The regulated revenues, which are expected to account for roughly 80% of total revenue, are collected offshore through the International Air Transportation Association clearing house system. The remaining 20% of revenue is collected in-country and approximately equates to Quiport's operating costs. All revenue and costs on the project will be in US dollars, which is the legal currency of Ecuador.
In the five years since Quiport began collecting traffic data for the existing airport, traffic has grown approximately 9.8% per year, and in the last 10 years, cargo activities have grown by 8.5% per year. In the first six months of 2005, traffic has grown 13.7% compared to 2004.
In addition to its approximately US$34 million equity investment, Aecon is guaranteeing approximately US$20 million of contingent equity.
Similar to its previous investment in the Cross Israel Highway, Aecon will use its expected cash profits from construction-related activities toward financing Aecon's equity investment in the Quito Airport concession.
Aecon will be accounting for this investment using the proportionate consolidation method, meaning that 45.5% of Quiport's revenues, profits, assets and liabilities - including Quiport's project financing - will be reflected in Aecon's results each quarter once financial close for this project has been achieved.

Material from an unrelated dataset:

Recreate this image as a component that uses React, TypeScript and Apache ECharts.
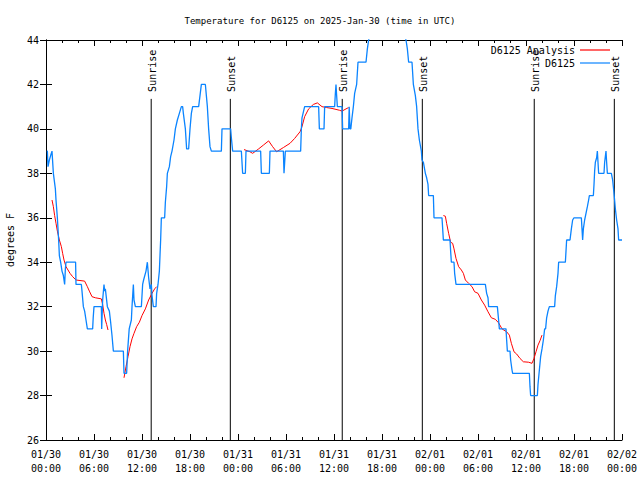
import React, { useEffect, useRef } from "react";
import * as echarts from "echarts";

const titleText = "Temperature for D6125 on 2025-Jan-30 (time in UTC)";
const yAxisName = "degrees F";
const yMin = 26;
const yMax = 44;
const xMin = 0;
const xMax = 72;
const xTickLabels = [
  "01/30\n00:00", "01/30\n06:00", "01/30\n12:00", "01/30\n18:00",
  "01/31\n00:00", "01/31\n06:00", "01/31\n12:00", "01/31\n18:00",
  "02/01\n00:00", "02/01\n06:00", "02/01\n12:00", "02/01\n18:00",
  "02/02\n00:00",
];
const sunEventTimes = [13.15, 23.04, 37.03, 47.04, 61.03, 71.04];
const sunEventNames = ["Sunrise", "Sunset", "Sunrise", "Sunset", "Sunrise", "Sunset"];
const sunLineTop = 41.35;

const analysisName = "D6125 Analysis";
const observedName = "D6125";

// hours since 2025-01-30 00:00 UTC, degrees F
const analysisSeries: (number | null)[][] = [
  [0.75, 36.8], [0.92, 36.5], [1.08, 36.1], [1.25, 35.75], [1.42, 35.4], [1.67, 35.0],
  [1.92, 34.7], [2.08, 34.4], [2.25, 34.1], [2.5, 33.8], [2.75, 33.65], [3.0, 33.5],
  [3.33, 33.35], [3.75, 33.2], [4.83, 33.15], [5.17, 32.9], [5.42, 32.7], [5.75, 32.45],
  [6.17, 32.4], [6.92, 32.35], [7.08, 32.1], [7.25, 31.7], [7.42, 31.4], [7.58, 31.2],
  [7.75, 30.95],
  [8.7, null],
  [9.75, 28.8], [10.0, 29.3], [10.25, 29.75], [10.5, 30.2], [10.75, 30.55], [11.0, 30.8],
  [11.33, 31.1], [11.67, 31.3], [12.0, 31.6], [12.42, 31.9], [12.83, 32.3], [13.25, 32.6],
  [13.58, 32.8], [13.83, 32.9],
  [19.0, null],
  [24.75, 39.07], [25.5, 38.97], [25.83, 38.9], [26.58, 39.1], [27.17, 39.27], [27.83, 39.46],
  [28.33, 39.2], [28.83, 38.97], [29.67, 39.16], [30.5, 39.35], [31.08, 39.57], [31.75, 39.87],
  [32.0, 40.1], [32.33, 40.55], [32.83, 40.9], [33.42, 41.1], [33.92, 41.17], [34.5, 41.0],
  [35.08, 40.96], [35.75, 40.92], [36.67, 40.84], [37.0, 40.8], [37.5, 40.9], [37.83, 40.96],
  [43.0, null],
  [49.67, 36.1], [49.92, 36.07], [50.08, 35.75], [50.33, 35.3], [50.58, 34.9], [50.83, 34.85],
  [51.0, 34.6], [51.25, 34.17], [51.58, 33.8], [51.92, 33.65], [52.17, 33.5], [52.42, 33.2],
  [52.83, 33.05], [53.25, 32.9], [53.58, 32.67], [54.0, 32.6], [54.42, 32.3], [54.83, 32.07],
  [55.25, 31.77], [55.67, 31.5], [56.17, 31.43], [56.58, 31.27], [57.0, 31.0], [57.58, 30.87],
  [57.92, 30.72], [58.17, 30.35], [58.5, 29.97], [58.83, 29.87], [59.25, 29.67], [59.67, 29.52],
  [60.33, 29.5], [60.75, 29.45], [61.0, 29.67], [61.25, 29.97], [61.5, 30.27], [61.75, 30.47],
  [62.0, 30.72],
];

const observedSeries: number[][] = [
  [0.08, 39], [0.17, 39], [0.25, 38.3], [0.42, 38.6], [0.58, 38.8], [0.75, 39], [0.83, 39],
  [0.92, 38], [1.17, 37.3], [1.25, 36.8], [1.42, 36], [1.58, 35], [1.67, 34.3], [1.83, 34],
  [2.0, 33.6], [2.17, 33.4], [2.33, 33], [2.42, 33.7], [2.5, 34], [3.7, 34], [3.75, 33],
  [4.42, 33], [4.5, 32.7], [4.67, 32], [4.83, 31.8], [5.0, 31.4], [5.17, 31], [5.83, 31],
  [5.9, 31.5], [6.0, 32], [6.92, 32], [6.96, 31], [7.08, 32.3], [7.25, 33], [7.33, 32.7],
  [7.42, 32.8], [7.67, 32], [7.92, 31.8], [8.08, 31.3], [8.25, 30.7], [8.42, 30], [9.67, 30],
  [9.75, 29], [10.08, 29], [10.15, 29.6], [10.2, 30], [10.4, 31], [10.67, 31.4], [10.75, 32],
  [10.92, 33], [11.0, 32.3], [11.17, 32], [11.92, 32], [12.08, 33], [12.2, 33.2], [12.5, 33.6],
  [12.67, 34], [12.83, 33.3], [13.0, 32.8], [13.17, 33], [13.25, 32.5], [13.42, 32], [13.75, 32],
  [13.83, 32.6], [14.0, 33], [14.17, 33.6], [14.33, 35], [14.42, 36], [14.83, 36], [14.92, 36.7],
  [15.08, 37.4], [15.17, 38], [15.42, 38.3], [15.58, 38.75], [15.75, 39], [16.0, 39.5],
  [16.17, 40], [16.42, 40.4], [16.67, 40.7], [16.92, 41], [17.08, 41], [17.17, 40.7],
  [17.42, 40], [17.58, 39.1], [17.83, 39.1], [18.0, 40], [18.17, 40.7], [18.33, 41], [19.08, 41],
  [19.25, 41.5], [19.42, 42], [19.92, 42], [20.17, 41], [20.33, 40], [20.5, 39.2], [20.67, 39],
  [21.92, 39], [22.0, 40], [23.08, 40], [23.17, 39.6], [23.33, 39], [24.42, 39], [24.58, 38],
  [24.92, 38], [25.0, 39], [26.83, 39], [26.92, 38], [27.92, 38], [28.0, 39], [29.67, 39],
  [29.75, 38], [29.92, 39], [31.83, 39], [31.92, 40], [32.0, 40.5], [32.33, 41], [34.08, 41],
  [34.17, 40], [34.75, 40], [34.83, 41], [36.08, 41], [36.17, 41.6], [36.25, 42], [36.33, 41.5],
  [36.42, 41], [37.0, 41], [37.08, 40], [37.83, 40], [37.9, 41], [38.0, 40], [38.1, 40],
  [38.25, 40.5], [38.42, 41], [38.58, 41.6], [38.83, 42], [39.0, 43], [40.0, 43], [40.17, 43.6],
  [40.33, 44], [41, 45], [42.5, 45.5], [44, 45], [45.0, 44], [45.17, 43.6], [45.33, 43],
  [45.75, 43], [45.92, 42], [46.17, 41.5], [46.33, 41], [46.5, 40], [46.67, 39.5], [46.92, 39],
  [47.0, 38.6], [47.17, 38.5], [47.42, 38], [47.58, 37.8], [47.75, 37.5], [47.83, 37],
  [48.42, 37], [48.5, 36], [49.5, 36], [49.67, 35], [50.5, 35], [50.58, 34.5], [50.67, 34],
  [51.0, 34], [51.08, 33.5], [51.25, 33], [54.92, 33], [55.08, 32.6], [55.25, 32.4], [55.33, 32],
  [56.42, 32], [56.55, 31.5], [56.67, 31], [57.5, 31], [57.58, 30.5], [57.67, 30], [58.0, 30],
  [58.08, 29.6], [58.25, 29.15], [58.33, 29], [60.42, 29], [60.5, 28.4], [60.58, 28], [61.42, 28],
  [61.5, 28.5], [61.67, 29.15], [61.83, 29.75], [62.0, 30.1], [62.17, 30.5], [62.33, 31],
  [62.45, 31], [62.58, 31.5], [62.75, 31.8], [62.92, 32], [63.58, 32], [63.67, 32.5],
  [63.83, 32.9], [64.0, 33.5], [64.08, 34], [64.92, 34], [65.0, 34.5], [65.08, 35], [65.5, 35],
  [65.67, 35.5], [65.83, 35.9], [66.0, 36], [66.92, 36], [67.0, 35.5], [67.08, 35], [67.17, 35.5],
  [67.33, 35.9], [67.5, 36.2], [67.67, 36.5], [67.83, 36.8], [67.92, 37], [68.42, 37], [68.5, 37.5],
  [68.58, 38.1], [68.67, 38.5], [68.83, 38.7], [68.92, 39], [69.0, 38.5], [69.08, 38], [69.75, 38],
  [69.83, 38.5], [70.0, 39], [70.08, 38.5], [70.17, 38], [70.67, 38], [70.83, 37.7], [71.0, 37.1],
  [71.17, 36.4], [71.33, 35.9], [71.5, 35.5], [71.58, 35], [72, 35],
];

const FONT = '"DejaVu Sans Mono", "Liberation Mono", monospace';
const RED = "#ff0000";
const BLUE = "#0a84ff";

export default function App() {
  const ref = useRef<HTMLDivElement>(null);
  useEffect(() => {
    if (!ref.current) return;
    const chart = echarts.init(ref.current, undefined, { renderer: "svg" });
    const tickCommon = {
      axisLine: { show: true, lineStyle: { color: "#000", width: 1 } },
      splitLine: { show: false },
    };
    const legendCommon = {
      right: 30,
      align: "right",
      orient: "vertical",
      icon: "rect",
      itemWidth: 30,
      itemHeight: 1.2,
      itemGap: 0,
      padding: 0,
      selectedMode: false,
      textStyle: { fontFamily: FONT, fontSize: 10, color: "#000", lineHeight: 12 },
    };
    const option: any = {
      animation: false,
      backgroundColor: "#fff",
      textStyle: { fontFamily: FONT },
      title: {
        text: titleText,
        left: "center",
        top: 11,
        textStyle: { fontFamily: FONT, fontSize: 9, fontWeight: "normal", color: "#000" },
      },
      legend: [
        { ...legendCommon, data: [analysisName], top: 44 },
        { ...legendCommon, data: [observedName], top: 57 },
      ],
      grid: { left: 46, right: 18, top: 40, bottom: 40, containLabel: false, outerBoundsMode: "none" },
      xAxis: [
        {
          type: "value",
          min: xMin,
          max: xMax,
          interval: 6,
          position: "bottom",
          ...tickCommon,
          axisTick: { show: true, inside: true, length: 6, lineStyle: { color: "#000" } },
          minorTick: { show: true, splitNumber: 3, length: 3, lineStyle: { color: "#000" } },
          axisLabel: {
            show: true,
            margin: 7,
            color: "#000",
            fontFamily: FONT,
            fontSize: 10,
            lineHeight: 14,
            formatter: (v: number) => xTickLabels[Math.round((v - xMin) / 6)] ?? "",
          },
        },
        {
          type: "value",
          min: xMin,
          max: xMax,
          interval: 6,
          position: "top",
          ...tickCommon,
          axisTick: { show: true, inside: true, length: 6, lineStyle: { color: "#000" } },
          minorTick: { show: true, splitNumber: 3, length: 3, lineStyle: { color: "#000" } },
          axisLabel: { show: false },
        },
      ],
      yAxis: [
        {
          type: "value",
          min: yMin,
          max: yMax,
          interval: 2,
          position: "left",
          ...tickCommon,
          axisTick: { show: true, inside: true, length: 6, lineStyle: { color: "#000" } },
          axisLabel: { show: true, margin: 7, color: "#000", fontFamily: FONT, fontSize: 10 },
          name: yAxisName,
          nameLocation: "middle",
          nameGap: 31,
          nameRotate: 90,
          nameTextStyle: { fontFamily: FONT, fontSize: 10, color: "#000" },
        },
        {
          type: "value",
          min: yMin,
          max: yMax,
          interval: 2,
          position: "right",
          ...tickCommon,
          axisTick: { show: true, inside: true, length: 6, lineStyle: { color: "#000" } },
          axisLabel: { show: false },
        },
      ],
      series: [
        {
          type: "custom",
          name: "sun",
          xAxisIndex: 0,
          yAxisIndex: 0,
          silent: true,
          data: sunEventTimes.map((t) => [t, yMin]),
          encode: { x: 0, y: 1 },
          renderItem: (params: any, api: any) => {
            const t = api.value(0);
            const b = api.coord([t, yMin]);
            const tp = api.coord([t, sunLineTop]);
            return {
              type: "group",
              children: [
                {
                  type: "line",
                  shape: { x1: b[0], y1: b[1], x2: tp[0], y2: tp[1] },
                  style: { stroke: "#000", lineWidth: 1 },
                },
                {
                  type: "text",
                  x: tp[0] + 1,
                  y: tp[1] - 7,
                  rotation: Math.PI / 2,
                  style: {
                    text: sunEventNames[params.dataIndex],
                    fill: "#000",
                    font: `10px ${FONT}`,
                    align: "left",
                    verticalAlign: "middle",
                  },
                },
              ],
            };
          },
          z: 1,
        },
        {
          type: "line",
          name: analysisName,
          xAxisIndex: 0,
          yAxisIndex: 0,
          data: analysisSeries,
          showSymbol: false,
          symbol: "none",
          connectNulls: false,
          lineStyle: { color: RED, width: 1 },
          itemStyle: { color: RED },
          z: 2,
        },
        {
          type: "line",
          name: observedName,
          xAxisIndex: 0,
          yAxisIndex: 0,
          data: observedSeries,
          showSymbol: false,
          symbol: "none",
          lineStyle: { color: BLUE, width: 1.3 },
          itemStyle: { color: BLUE },
          z: 3,
        },
      ],
    };
    chart.setOption(option);
    return () => chart.dispose();
  }, []);
  return (
    <div
      ref={ref}
      style={{ position: "fixed", left: 0, top: 0, width: 640, height: 480, background: "#fff" }}
    />
  );
}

This also means that, in accordance with generally accepted accounting principles, Aecon's share of the construction joint venture's revenue and profits will be reduced by Aecon's 45.5% proportionate interest in Quiport. The revenues and profits eliminated will be recognized over the life of the Quiport Airport concession period. Under Aecon's accounting policy for large multi-year contracts, profit is recognized only when construction progress reaches a stage of completion sufficient to reasonably determine the probable results (generally when the contract is 20% complete), which is expected to occur on the Quito project late in 2006.
Quiport is expected to generate positive accounting income for Aecon in its first year of operation following the 51-month construction period, while from a cash perspective, it is expected that Quiport will be in a position to pay dividends beginning in approximately 2011.
Aecon Group Inc. is Canada's largest publicly traded construction and infrastructure development company. Aecon and its subsidiaries provide services to private and public sector clients throughout Canada and internationally.